> **Material**
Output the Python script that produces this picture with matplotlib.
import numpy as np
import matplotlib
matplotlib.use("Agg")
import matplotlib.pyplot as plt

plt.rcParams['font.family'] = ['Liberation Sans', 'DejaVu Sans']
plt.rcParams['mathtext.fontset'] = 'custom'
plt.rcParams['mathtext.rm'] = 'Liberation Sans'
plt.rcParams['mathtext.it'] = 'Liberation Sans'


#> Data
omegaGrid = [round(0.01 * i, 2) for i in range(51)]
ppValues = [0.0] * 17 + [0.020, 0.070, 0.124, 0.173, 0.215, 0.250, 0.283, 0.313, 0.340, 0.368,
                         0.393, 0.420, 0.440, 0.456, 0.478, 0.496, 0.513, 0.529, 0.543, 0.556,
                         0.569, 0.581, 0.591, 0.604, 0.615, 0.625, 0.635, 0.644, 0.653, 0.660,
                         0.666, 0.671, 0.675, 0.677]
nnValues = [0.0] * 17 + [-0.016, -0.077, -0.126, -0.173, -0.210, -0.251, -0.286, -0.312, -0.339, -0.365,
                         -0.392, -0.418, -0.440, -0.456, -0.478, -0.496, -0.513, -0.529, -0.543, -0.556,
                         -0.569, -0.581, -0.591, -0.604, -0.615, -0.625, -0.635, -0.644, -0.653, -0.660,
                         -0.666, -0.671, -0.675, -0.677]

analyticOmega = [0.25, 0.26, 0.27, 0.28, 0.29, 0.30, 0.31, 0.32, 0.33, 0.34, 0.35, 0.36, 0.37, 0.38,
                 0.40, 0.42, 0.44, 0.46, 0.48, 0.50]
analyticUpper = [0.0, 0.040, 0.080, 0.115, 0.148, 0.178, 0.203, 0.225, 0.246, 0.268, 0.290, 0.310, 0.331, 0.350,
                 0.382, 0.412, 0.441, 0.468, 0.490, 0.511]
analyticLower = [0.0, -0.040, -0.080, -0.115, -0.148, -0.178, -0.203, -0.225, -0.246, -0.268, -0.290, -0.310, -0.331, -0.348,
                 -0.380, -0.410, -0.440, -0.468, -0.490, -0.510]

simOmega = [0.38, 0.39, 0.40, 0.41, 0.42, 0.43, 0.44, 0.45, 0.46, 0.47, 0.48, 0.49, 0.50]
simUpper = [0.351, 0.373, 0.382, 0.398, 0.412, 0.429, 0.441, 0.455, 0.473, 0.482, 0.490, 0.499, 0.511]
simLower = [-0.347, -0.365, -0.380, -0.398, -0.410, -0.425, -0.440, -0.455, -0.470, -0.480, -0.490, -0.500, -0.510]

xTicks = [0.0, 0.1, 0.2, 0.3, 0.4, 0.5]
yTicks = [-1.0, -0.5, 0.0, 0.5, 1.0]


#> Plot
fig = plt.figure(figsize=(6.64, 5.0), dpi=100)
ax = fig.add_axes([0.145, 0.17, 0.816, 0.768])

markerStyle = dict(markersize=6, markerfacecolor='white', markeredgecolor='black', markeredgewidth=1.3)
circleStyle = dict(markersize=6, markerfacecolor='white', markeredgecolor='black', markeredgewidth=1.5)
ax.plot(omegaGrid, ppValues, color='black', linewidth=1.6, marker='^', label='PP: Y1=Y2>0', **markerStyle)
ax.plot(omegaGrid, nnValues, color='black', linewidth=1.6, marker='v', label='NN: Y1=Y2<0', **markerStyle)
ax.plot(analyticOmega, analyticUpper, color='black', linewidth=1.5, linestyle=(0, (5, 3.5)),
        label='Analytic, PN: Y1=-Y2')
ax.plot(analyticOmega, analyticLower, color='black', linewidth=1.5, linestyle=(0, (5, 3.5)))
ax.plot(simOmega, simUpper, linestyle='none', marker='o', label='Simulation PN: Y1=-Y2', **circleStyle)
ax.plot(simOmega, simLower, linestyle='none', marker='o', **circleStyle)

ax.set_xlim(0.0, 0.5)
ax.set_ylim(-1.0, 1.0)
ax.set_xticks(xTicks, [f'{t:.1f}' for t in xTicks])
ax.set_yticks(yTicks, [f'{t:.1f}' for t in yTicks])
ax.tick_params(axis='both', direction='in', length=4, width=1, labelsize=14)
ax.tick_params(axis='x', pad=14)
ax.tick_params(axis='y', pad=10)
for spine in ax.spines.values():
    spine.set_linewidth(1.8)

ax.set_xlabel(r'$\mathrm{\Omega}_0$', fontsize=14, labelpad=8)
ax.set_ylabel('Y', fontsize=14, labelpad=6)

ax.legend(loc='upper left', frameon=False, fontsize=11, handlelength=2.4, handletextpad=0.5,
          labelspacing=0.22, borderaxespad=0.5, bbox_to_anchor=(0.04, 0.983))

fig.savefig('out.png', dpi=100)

> **Task to complete**
Return only the lines spanning from the first line of the material through the line with "import matplotlib.pyplot as plt", copied exactly, both ends kept.

> **Response below**
Output the Python script that produces this picture with matplotlib.
import numpy as np
import matplotlib
matplotlib.use("Agg")
import matplotlib.pyplot as plt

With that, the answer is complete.